Body Language for Managers Playbook
Last Updated: 2026-06-22
This playbook gives managers concrete practices for using body language well in one-on-ones, team meetings, difficult feedback conversations, and video calls. The standard is simple: notice more, assume less, and change what you do next.
Common Pitfalls with Body Language for Managers
- Treating body language as a dictionary of fixed tells. Crossed arms, silence, or low eye contact can mean several things. Read the person, the context, and the pattern.
- Trying to read someone else's cues while your own signals say you are unavailable. Devices, rushed tone, and defensive posture can shut down the honesty you are hoping to detect.
- Watching only the face. People can manage facial expression more easily than posture, hands, voice, and spacing, so a face-only read is usually too thin.

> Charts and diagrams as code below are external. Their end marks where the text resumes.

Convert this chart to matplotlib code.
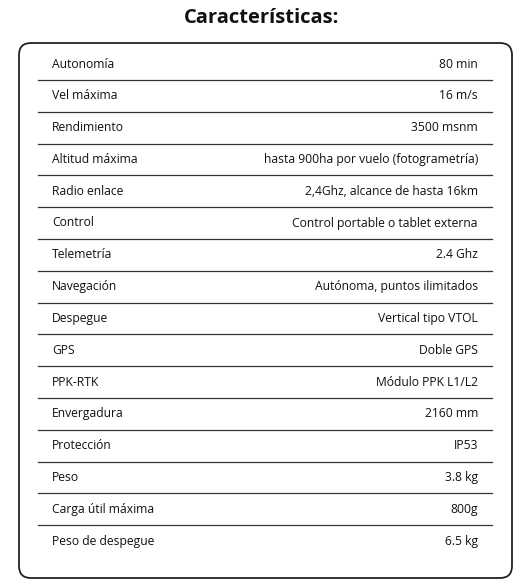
import matplotlib
matplotlib.use('Agg')
import matplotlib.pyplot as plt
from matplotlib.patches import FancyBboxPatch

labels = ['Autonomía', 'Vel máxima', 'Rendimiento', 'Altitud máxima', 'Radio enlace',
          'Control', 'Telemetría', 'Navegación', 'Despegue', 'GPS', 'PPK-RTK',
          'Envergadura', 'Protección', 'Peso', 'Carga útil máxima', 'Peso de despegue']
values = ['80 min', '16 m/s', '3500 msnm', 'hasta 900ha por vuelo (fotogrametría)',
          '2,4Ghz, alcance de hasta 16km', 'Control portable o tablet externa',
          '2.4 Ghz', 'Autónoma, puntos ilimitados', 'Vertical tipo VTOL', 'Doble GPS',
          'Módulo PPK L1/L2', '2160 mm', 'IP53', '3.8 kg', '800g', '6.5 kg']

fig = plt.figure(figsize=(5.25, 5.84), dpi=100)
ax = fig.add_axes([0, 0, 1, 1])
ax.set_xlim(0, 525)
ax.set_ylim(584, 0)
ax.axis('off')

plt.rcParams['font.family'] = ['Open Sans', 'DejaVu Sans']

ax.text(262, 18, 'Características:', ha='center', va='center',
        fontsize=14.5, fontweight='bold', color='#111111')

box = FancyBboxPatch((19, 43), 493, 535, boxstyle='round,pad=0,rounding_size=12',
                     fill=False, edgecolor='#222222', linewidth=1.3)
ax.add_patch(box)

y0, step = 64, 31.8
for i, (lab, val) in enumerate(zip(labels, values)):
    y = y0 + i * step
    ax.text(52, y, lab, ha='left', va='center', fontsize=8.7, color='#111111')
    ax.text(478, y, val, ha='right', va='center', fontsize=8.7, color='#111111')
    if i < len(labels) - 1:
        ax.plot([38, 492], [y + step / 2, y + step / 2], color='#333333', linewidth=0.9)

fig.savefig('out.png', dpi=100)
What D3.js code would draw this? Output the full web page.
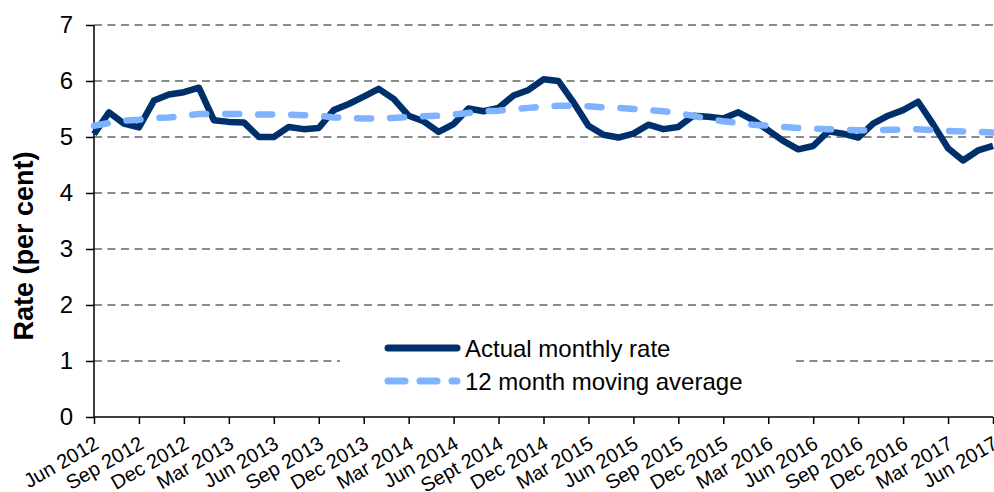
<!DOCTYPE html>
<html>
<head>
<meta charset="utf-8">
<script src="https://cdnjs.cloudflare.com/ajax/libs/d3/7.8.5/d3.min.js"></script>
<style>
  body { margin: 0; background: #fff; }
  svg { font-family: "Liberation Sans", Arial, sans-serif; display: block; }
</style>
</head>
<body>
<svg id="chart" width="994" height="492"></svg>
<script>
// monthly categories, Jun 2012 .. Jun 2017
var months = [
  "Jun 2012","Jul 2012","Aug 2012","Sep 2012","Oct 2012","Nov 2012","Dec 2012",
  "Jan 2013","Feb 2013","Mar 2013","Apr 2013","May 2013","Jun 2013","Jul 2013","Aug 2013","Sep 2013","Oct 2013","Nov 2013","Dec 2013",
  "Jan 2014","Feb 2014","Mar 2014","Apr 2014","May 2014","Jun 2014","Jul 2014","Aug 2014","Sep 2014","Oct 2014","Nov 2014","Dec 2014",
  "Jan 2015","Feb 2015","Mar 2015","Apr 2015","May 2015","Jun 2015","Jul 2015","Aug 2015","Sep 2015","Oct 2015","Nov 2015","Dec 2015",
  "Jan 2016","Feb 2016","Mar 2016","Apr 2016","May 2016","Jun 2016","Jul 2016","Aug 2016","Sep 2016","Oct 2016","Nov 2016","Dec 2016",
  "Jan 2017","Feb 2017","Mar 2017","Apr 2017","May 2017","Jun 2017"
];

var actualRate = [
  5.05,5.44,5.24,5.17,5.65,5.76,5.80,
  5.88,5.30,5.27,5.26,5.00,5.00,5.18,5.14,5.16,5.48,5.59,5.72,
  5.86,5.68,5.38,5.28,5.09,5.23,5.51,5.46,5.52,5.74,5.84,6.03,
  6.00,5.62,5.20,5.04,4.99,5.06,5.22,5.14,5.18,5.38,5.36,5.33,
  5.44,5.30,5.12,4.93,4.78,4.84,5.10,5.06,4.99,5.24,5.38,5.48,
  5.63,5.23,4.80,4.58,4.76,4.84
];

var movingAverage = [
  5.20,5.25,5.29,5.31,5.34,5.35,5.38,
  5.41,5.41,5.41,5.41,5.40,5.40,5.40,5.39,5.38,5.35,5.34,5.33,
  5.33,5.34,5.36,5.37,5.38,5.40,5.43,5.46,5.47,5.50,5.52,5.54,
  5.56,5.56,5.55,5.53,5.52,5.50,5.48,5.46,5.42,5.38,5.32,5.28,
  5.25,5.22,5.20,5.18,5.16,5.15,5.14,5.13,5.12,5.12,5.13,5.13,
  5.14,5.12,5.11,5.10,5.09,5.08
];

var tickLabels = ["Jun 2012","Sep 2012","Dec 2012","Mar 2013","Jun 2013","Sep 2013","Dec 2013",
  "Mar 2014","Jun 2014","Sept 2014","Dec 2014","Mar 2015","Jun 2015","Sep 2015","Dec 2015",
  "Mar 2016","Jun 2016","Sep 2016","Dec 2016","Mar 2017","Jun 2017"];

var yTicks = [0,1,2,3,4,5,6,7];
var seriesNames = ["Actual monthly rate", "12 month moving average"];

var svg = d3.select("#chart");

var x = d3.scalePoint().domain(months).range([94, 993]);
var y = d3.scaleLinear().domain([0, 7]).range([417, 25]);

var darkBlue = "#00306b",
    lightBlue = "#80b3ff";

//gridlines
svg.append("g").selectAll("line")
  .data(yTicks.filter(d => d > 0))
  .join("line")
    .attr("x1", 94).attr("x2", 993)
    .attr("y1", d => y(d)).attr("y2", d => y(d))
    .attr("stroke", "#666")
    .attr("stroke-width", 1.5)
    .attr("stroke-dasharray", "8,5.5");

//legend background hides the grid behind it
svg.append("rect")
  .attr("x", 340).attr("y", 330)
  .attr("width", 452).attr("height", 70)
  .attr("fill", "#fff");

//y axis
var yAxis = svg.append("g")
  .attr("transform", "translate(94,0)")
  .call(d3.axisLeft(y).tickValues(yTicks).tickSize(8).tickPadding(13).tickFormat(d3.format("d")));
yAxis.select(".domain").attr("stroke", "#000").attr("stroke-width", 1.5).attr("d", "M0," + y(7) + "V" + y(0));
yAxis.selectAll(".tick line").attr("stroke", "#000").attr("stroke-width", 1.5);
yAxis.selectAll(".tick text")
  .attr("font-size", 24).attr("fill", "#000")
  .style("font-family", "Liberation Sans, Arial, sans-serif");

//x axis
var xTickVals = months.filter((m, i) => i % 3 == 0);
var xAxis = svg.append("g")
  .attr("transform", "translate(0,417)")
  .call(d3.axisBottom(x).tickValues(xTickVals).tickSize(7).tickFormat(""));
xAxis.select(".domain").attr("stroke", "#000").attr("stroke-width", 1.5).attr("d", "M94,0H993");
xAxis.selectAll(".tick line").attr("stroke", "#000").attr("stroke-width", 1.5);

svg.append("g").selectAll("text")
  .data(xTickVals)
  .join("text")
    .attr("transform", d => "translate(" + (x(d) - 1) + ",435) rotate(-30)")
    .attr("text-anchor", "end")
    .attr("dy", "0.72em")
    .attr("font-size", 20)
    .text((d, i) => tickLabels[i]);

//y axis title
svg.append("text")
  .attr("transform", "translate(33,246) rotate(-90)")
  .attr("text-anchor", "middle")
  .attr("font-size", 27)
  .attr("font-weight", "bold")
  .text("Rate  (per cent)");

//lines
var line = d3.line().x((d, i) => x(months[i])).y(d => y(d));

svg.append("path")
  .datum(actualRate)
  .attr("d", line)
  .attr("fill", "none")
  .attr("stroke", darkBlue)
  .attr("stroke-width", 6.5)
  .attr("stroke-linejoin", "round");

svg.append("path")
  .datum(movingAverage)
  .attr("d", line)
  .attr("fill", "none")
  .attr("stroke", lightBlue)
  .attr("stroke-width", 6.5)
  .attr("stroke-linecap", "round")
  .attr("stroke-dasharray", "14,19");

//legend
var legend = svg.append("g").selectAll("g")
  .data(seriesNames)
  .join("g")
    .attr("transform", (d, i) => "translate(0," + (348 + i * 33) + ")");

legend.append("line")
  .attr("x1", 388).attr("x2", 457)
  .attr("stroke", (d, i) => i == 0 ? darkBlue : lightBlue)
  .attr("stroke-width", 7)
  .attr("stroke-linecap", "round")
  .attr("stroke-dasharray", (d, i) => i == 0 ? null : "17,15");

legend.append("text")
  .attr("x", 465)
  .attr("y", 9)
  .attr("font-size", 24)
  .text(d => d);
</script>
</body>
</html>
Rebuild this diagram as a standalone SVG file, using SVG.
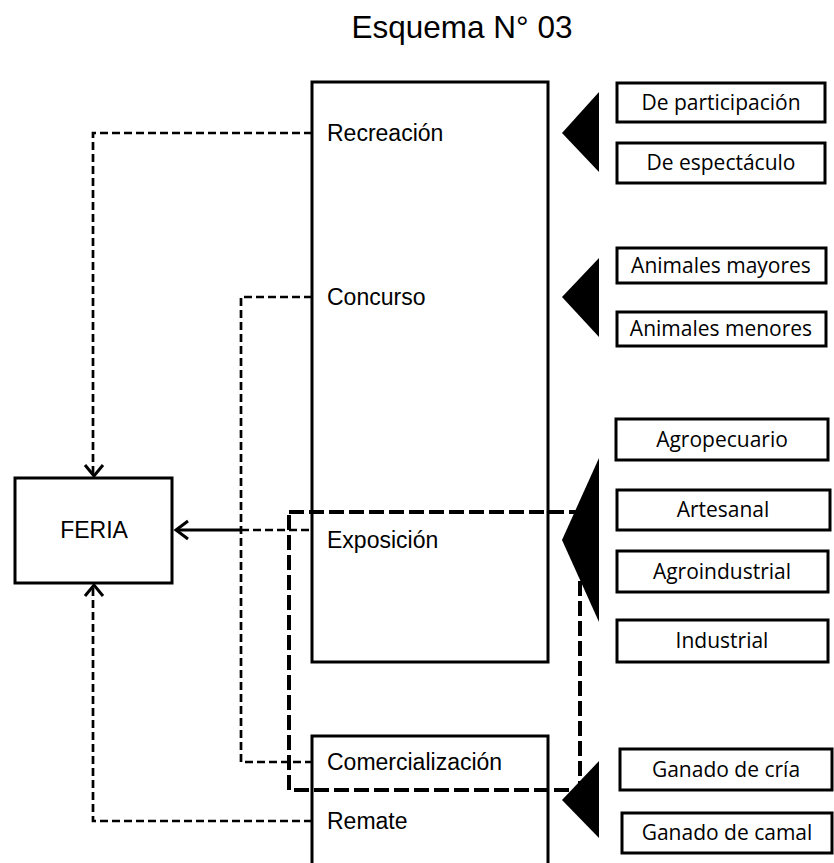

Frequently Asked Questions
How should a manager start improving body language?
Start with your own presence. Put devices away, turn toward the speaker, use natural eye contact, and keep your posture open when someone challenges you. People are more likely to share useful information when your signals show that you are actually listening.
What is a nonverbal baseline?
A nonverbal baseline is how a person normally sits, speaks, gestures, and uses eye contact when nothing unusual is happening. It matters because a cue only has meaning when compared to that person's normal.
How do I avoid misreading body language?
Avoid treating any single gesture as proof. Compare the cue to the person's baseline, look for a cluster across several channels, factor in the situation, and check important reads aloud before acting.
How does body language help with difficult conversations?
Body language helps a manager notice when a person is shutting down, overwhelmed, or holding back. It also gives the manager a way to lower tension through posture, tone, pacing, and better questions, so the conversation can keep moving.